--- Start of Given material ---
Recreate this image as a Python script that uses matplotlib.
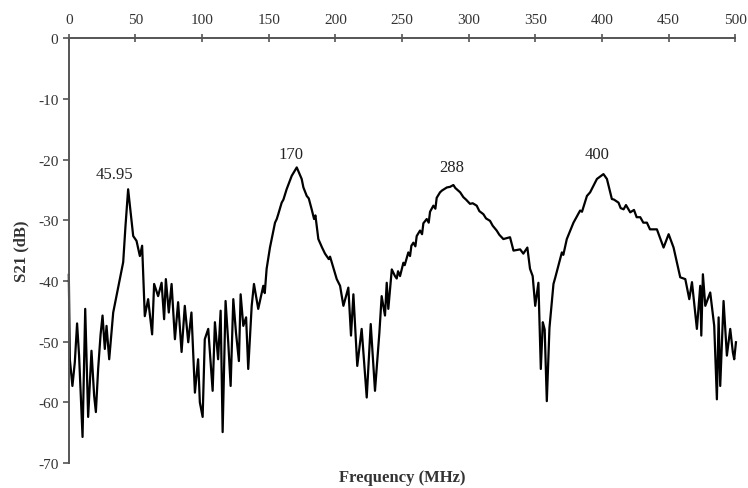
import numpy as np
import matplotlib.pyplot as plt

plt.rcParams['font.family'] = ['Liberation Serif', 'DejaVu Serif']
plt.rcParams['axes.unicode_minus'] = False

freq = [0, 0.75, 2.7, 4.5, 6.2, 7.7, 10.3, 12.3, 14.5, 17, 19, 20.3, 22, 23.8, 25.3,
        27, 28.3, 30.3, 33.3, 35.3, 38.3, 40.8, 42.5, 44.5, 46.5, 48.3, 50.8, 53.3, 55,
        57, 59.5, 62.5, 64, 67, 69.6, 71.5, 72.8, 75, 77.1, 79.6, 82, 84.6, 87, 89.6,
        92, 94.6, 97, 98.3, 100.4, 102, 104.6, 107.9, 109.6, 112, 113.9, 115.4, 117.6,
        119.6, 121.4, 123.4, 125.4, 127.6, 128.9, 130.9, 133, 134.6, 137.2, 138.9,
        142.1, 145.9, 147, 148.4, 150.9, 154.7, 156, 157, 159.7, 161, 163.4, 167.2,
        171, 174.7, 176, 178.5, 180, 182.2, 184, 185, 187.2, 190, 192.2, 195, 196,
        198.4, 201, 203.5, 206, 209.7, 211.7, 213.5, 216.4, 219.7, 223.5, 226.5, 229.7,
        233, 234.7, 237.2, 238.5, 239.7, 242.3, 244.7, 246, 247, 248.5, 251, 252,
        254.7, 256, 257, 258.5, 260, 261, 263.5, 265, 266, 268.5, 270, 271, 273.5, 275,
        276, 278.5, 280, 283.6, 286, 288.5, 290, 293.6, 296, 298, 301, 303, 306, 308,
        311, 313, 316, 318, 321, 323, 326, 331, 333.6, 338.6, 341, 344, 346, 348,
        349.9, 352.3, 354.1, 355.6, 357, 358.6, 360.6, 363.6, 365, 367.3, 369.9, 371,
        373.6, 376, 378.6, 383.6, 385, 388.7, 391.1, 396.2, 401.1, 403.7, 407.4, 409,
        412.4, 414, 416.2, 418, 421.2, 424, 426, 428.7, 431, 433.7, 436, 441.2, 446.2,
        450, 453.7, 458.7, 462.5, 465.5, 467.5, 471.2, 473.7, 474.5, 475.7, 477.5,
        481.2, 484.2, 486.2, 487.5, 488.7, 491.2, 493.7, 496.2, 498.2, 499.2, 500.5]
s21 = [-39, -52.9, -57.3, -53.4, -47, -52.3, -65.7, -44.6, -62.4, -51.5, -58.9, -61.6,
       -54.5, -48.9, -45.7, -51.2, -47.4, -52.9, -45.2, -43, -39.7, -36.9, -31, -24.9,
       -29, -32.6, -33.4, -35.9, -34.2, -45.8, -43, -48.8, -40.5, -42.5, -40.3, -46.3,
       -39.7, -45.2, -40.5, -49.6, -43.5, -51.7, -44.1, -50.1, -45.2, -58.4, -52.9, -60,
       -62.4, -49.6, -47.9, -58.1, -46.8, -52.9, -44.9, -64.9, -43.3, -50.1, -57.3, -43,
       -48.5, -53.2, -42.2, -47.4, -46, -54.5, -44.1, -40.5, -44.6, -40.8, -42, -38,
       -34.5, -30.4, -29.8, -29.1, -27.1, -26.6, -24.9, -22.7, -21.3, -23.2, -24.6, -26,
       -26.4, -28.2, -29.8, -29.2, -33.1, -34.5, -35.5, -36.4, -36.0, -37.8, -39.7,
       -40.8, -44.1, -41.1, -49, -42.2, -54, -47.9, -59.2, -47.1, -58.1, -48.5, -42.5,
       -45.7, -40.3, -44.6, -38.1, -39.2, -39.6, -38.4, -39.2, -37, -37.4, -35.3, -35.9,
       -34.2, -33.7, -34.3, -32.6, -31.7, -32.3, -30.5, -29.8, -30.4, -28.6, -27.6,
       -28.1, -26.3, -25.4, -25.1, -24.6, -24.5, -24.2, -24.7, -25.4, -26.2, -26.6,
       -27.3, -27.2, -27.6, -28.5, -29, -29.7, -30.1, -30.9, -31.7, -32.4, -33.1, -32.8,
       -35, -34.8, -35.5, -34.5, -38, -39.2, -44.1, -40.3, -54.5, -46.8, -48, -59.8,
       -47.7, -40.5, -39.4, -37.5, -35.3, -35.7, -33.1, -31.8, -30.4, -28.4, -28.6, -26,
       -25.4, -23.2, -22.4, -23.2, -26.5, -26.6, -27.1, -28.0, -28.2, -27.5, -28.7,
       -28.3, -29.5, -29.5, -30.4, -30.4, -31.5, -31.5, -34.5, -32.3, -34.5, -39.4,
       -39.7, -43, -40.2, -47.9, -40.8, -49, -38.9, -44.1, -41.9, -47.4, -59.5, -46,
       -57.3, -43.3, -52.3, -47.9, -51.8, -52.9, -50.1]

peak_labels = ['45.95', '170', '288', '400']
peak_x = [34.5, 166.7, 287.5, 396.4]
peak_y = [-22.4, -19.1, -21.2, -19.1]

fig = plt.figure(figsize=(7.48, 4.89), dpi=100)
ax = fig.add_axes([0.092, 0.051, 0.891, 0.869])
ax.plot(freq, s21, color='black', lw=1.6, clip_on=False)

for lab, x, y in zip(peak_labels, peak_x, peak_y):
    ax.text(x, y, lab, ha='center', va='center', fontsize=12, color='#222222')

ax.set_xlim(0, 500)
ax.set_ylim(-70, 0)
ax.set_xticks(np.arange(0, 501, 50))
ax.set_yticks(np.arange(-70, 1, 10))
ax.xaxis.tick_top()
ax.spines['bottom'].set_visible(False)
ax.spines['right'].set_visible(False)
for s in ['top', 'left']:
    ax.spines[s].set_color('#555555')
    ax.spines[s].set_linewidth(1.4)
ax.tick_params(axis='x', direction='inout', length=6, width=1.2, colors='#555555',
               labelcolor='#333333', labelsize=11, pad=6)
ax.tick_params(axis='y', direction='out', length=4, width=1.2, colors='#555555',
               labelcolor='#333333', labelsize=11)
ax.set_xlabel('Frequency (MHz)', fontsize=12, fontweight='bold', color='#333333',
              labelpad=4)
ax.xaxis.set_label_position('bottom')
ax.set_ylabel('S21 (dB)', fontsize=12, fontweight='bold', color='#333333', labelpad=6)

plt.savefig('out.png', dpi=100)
--- End of Given material ---
Short exercise -
Every line above should be returned word for word, with the pictures left behind.

Completed task -
Recreate this image as a Python script that uses matplotlib.
import numpy as np
import matplotlib.pyplot as plt

plt.rcParams['font.family'] = ['Liberation Serif', 'DejaVu Serif']
plt.rcParams['axes.unicode_minus'] = False

freq = [0, 0.75, 2.7, 4.5, 6.2, 7.7, 10.3, 12.3, 14.5, 17, 19, 20.3, 22, 23.8, 25.3,
        27, 28.3, 30.3, 33.3, 35.3, 38.3, 40.8, 42.5, 44.5, 46.5, 48.3, 50.8, 53.3, 55,
        57, 59.5, 62.5, 64, 67, 69.6, 71.5, 72.8, 75, 77.1, 79.6, 82, 84.6, 87, 89.6,
        92, 94.6, 97, 98.3, 100.4, 102, 104.6, 107.9, 109.6, 112, 113.9, 115.4, 117.6,
        119.6, 121.4, 123.4, 125.4, 127.6, 128.9, 130.9, 133, 134.6, 137.2, 138.9,
        142.1, 145.9, 147, 148.4, 150.9, 154.7, 156, 157, 159.7, 161, 163.4, 167.2,
        171, 174.7, 176, 178.5, 180, 182.2, 184, 185, 187.2, 190, 192.2, 195, 196,
        198.4, 201, 203.5, 206, 209.7, 211.7, 213.5, 216.4, 219.7, 223.5, 226.5, 229.7,
        233, 234.7, 237.2, 238.5, 239.7, 242.3, 244.7, 246, 247, 248.5, 251, 252,
        254.7, 256, 257, 258.5, 260, 261, 263.5, 265, 266, 268.5, 270, 271, 273.5, 275,
        276, 278.5, 280, 283.6, 286, 288.5, 290, 293.6, 296, 298, 301, 303, 306, 308,
        311, 313, 316, 318, 321, 323, 326, 331, 333.6, 338.6, 341, 344, 346, 348,
        349.9, 352.3, 354.1, 355.6, 357, 358.6, 360.6, 363.6, 365, 367.3, 369.9, 371,
        373.6, 376, 378.6, 383.6, 385, 388.7, 391.1, 396.2, 401.1, 403.7, 407.4, 409,
        412.4, 414, 416.2, 418, 421.2, 424, 426, 428.7, 431, 433.7, 436, 441.2, 446.2,
        450, 453.7, 458.7, 462.5, 465.5, 467.5, 471.2, 473.7, 474.5, 475.7, 477.5,
        481.2, 484.2, 486.2, 487.5, 488.7, 491.2, 493.7, 496.2, 498.2, 499.2, 500.5]
s21 = [-39, -52.9, -57.3, -53.4, -47, -52.3, -65.7, -44.6, -62.4, -51.5, -58.9, -61.6,
       -54.5, -48.9, -45.7, -51.2, -47.4, -52.9, -45.2, -43, -39.7, -36.9, -31, -24.9,
       -29, -32.6, -33.4, -35.9, -34.2, -45.8, -43, -48.8, -40.5, -42.5, -40.3, -46.3,
       -39.7, -45.2, -40.5, -49.6, -43.5, -51.7, -44.1, -50.1, -45.2, -58.4, -52.9, -60,
       -62.4, -49.6, -47.9, -58.1, -46.8, -52.9, -44.9, -64.9, -43.3, -50.1, -57.3, -43,
       -48.5, -53.2, -42.2, -47.4, -46, -54.5, -44.1, -40.5, -44.6, -40.8, -42, -38,
       -34.5, -30.4, -29.8, -29.1, -27.1, -26.6, -24.9, -22.7, -21.3, -23.2, -24.6, -26,
       -26.4, -28.2, -29.8, -29.2, -33.1, -34.5, -35.5, -36.4, -36.0, -37.8, -39.7,
       -40.8, -44.1, -41.1, -49, -42.2, -54, -47.9, -59.2, -47.1, -58.1, -48.5, -42.5,
       -45.7, -40.3, -44.6, -38.1, -39.2, -39.6, -38.4, -39.2, -37, -37.4, -35.3, -35.9,
       -34.2, -33.7, -34.3, -32.6, -31.7, -32.3, -30.5, -29.8, -30.4, -28.6, -27.6,
       -28.1, -26.3, -25.4, -25.1, -24.6, -24.5, -24.2, -24.7, -25.4, -26.2, -26.6,
       -27.3, -27.2, -27.6, -28.5, -29, -29.7, -30.1, -30.9, -31.7, -32.4, -33.1, -32.8,
       -35, -34.8, -35.5, -34.5, -38, -39.2, -44.1, -40.3, -54.5, -46.8, -48, -59.8,
       -47.7, -40.5, -39.4, -37.5, -35.3, -35.7, -33.1, -31.8, -30.4, -28.4, -28.6, -26,
       -25.4, -23.2, -22.4, -23.2, -26.5, -26.6, -27.1, -28.0, -28.2, -27.5, -28.7,
       -28.3, -29.5, -29.5, -30.4, -30.4, -31.5, -31.5, -34.5, -32.3, -34.5, -39.4,
       -39.7, -43, -40.2, -47.9, -40.8, -49, -38.9, -44.1, -41.9, -47.4, -59.5, -46,
       -57.3, -43.3, -52.3, -47.9, -51.8, -52.9, -50.1]

peak_labels = ['45.95', '170', '288', '400']
peak_x = [34.5, 166.7, 287.5, 396.4]
peak_y = [-22.4, -19.1, -21.2, -19.1]

fig = plt.figure(figsize=(7.48, 4.89), dpi=100)
ax = fig.add_axes([0.092, 0.051, 0.891, 0.869])
ax.plot(freq, s21, color='black', lw=1.6, clip_on=False)

for lab, x, y in zip(peak_labels, peak_x, peak_y):
    ax.text(x, y, lab, ha='center', va='center', fontsize=12, color='#222222')

ax.set_xlim(0, 500)
ax.set_ylim(-70, 0)
ax.set_xticks(np.arange(0, 501, 50))
ax.set_yticks(np.arange(-70, 1, 10))
ax.xaxis.tick_top()
ax.spines['bottom'].set_visible(False)
ax.spines['right'].set_visible(False)
for s in ['top', 'left']:
    ax.spines[s].set_color('#555555')
    ax.spines[s].set_linewidth(1.4)
ax.tick_params(axis='x', direction='inout', length=6, width=1.2, colors='#555555',
               labelcolor='#333333', labelsize=11, pad=6)
ax.tick_params(axis='y', direction='out', length=4, width=1.2, colors='#555555',
               labelcolor='#333333', labelsize=11)
ax.set_xlabel('Frequency (MHz)', fontsize=12, fontweight='bold', color='#333333',
              labelpad=4)
ax.xaxis.set_label_position('bottom')
ax.set_ylabel('S21 (dB)', fontsize=12, fontweight='bold', color='#333333', labelpad=6)

plt.savefig('out.png', dpi=100)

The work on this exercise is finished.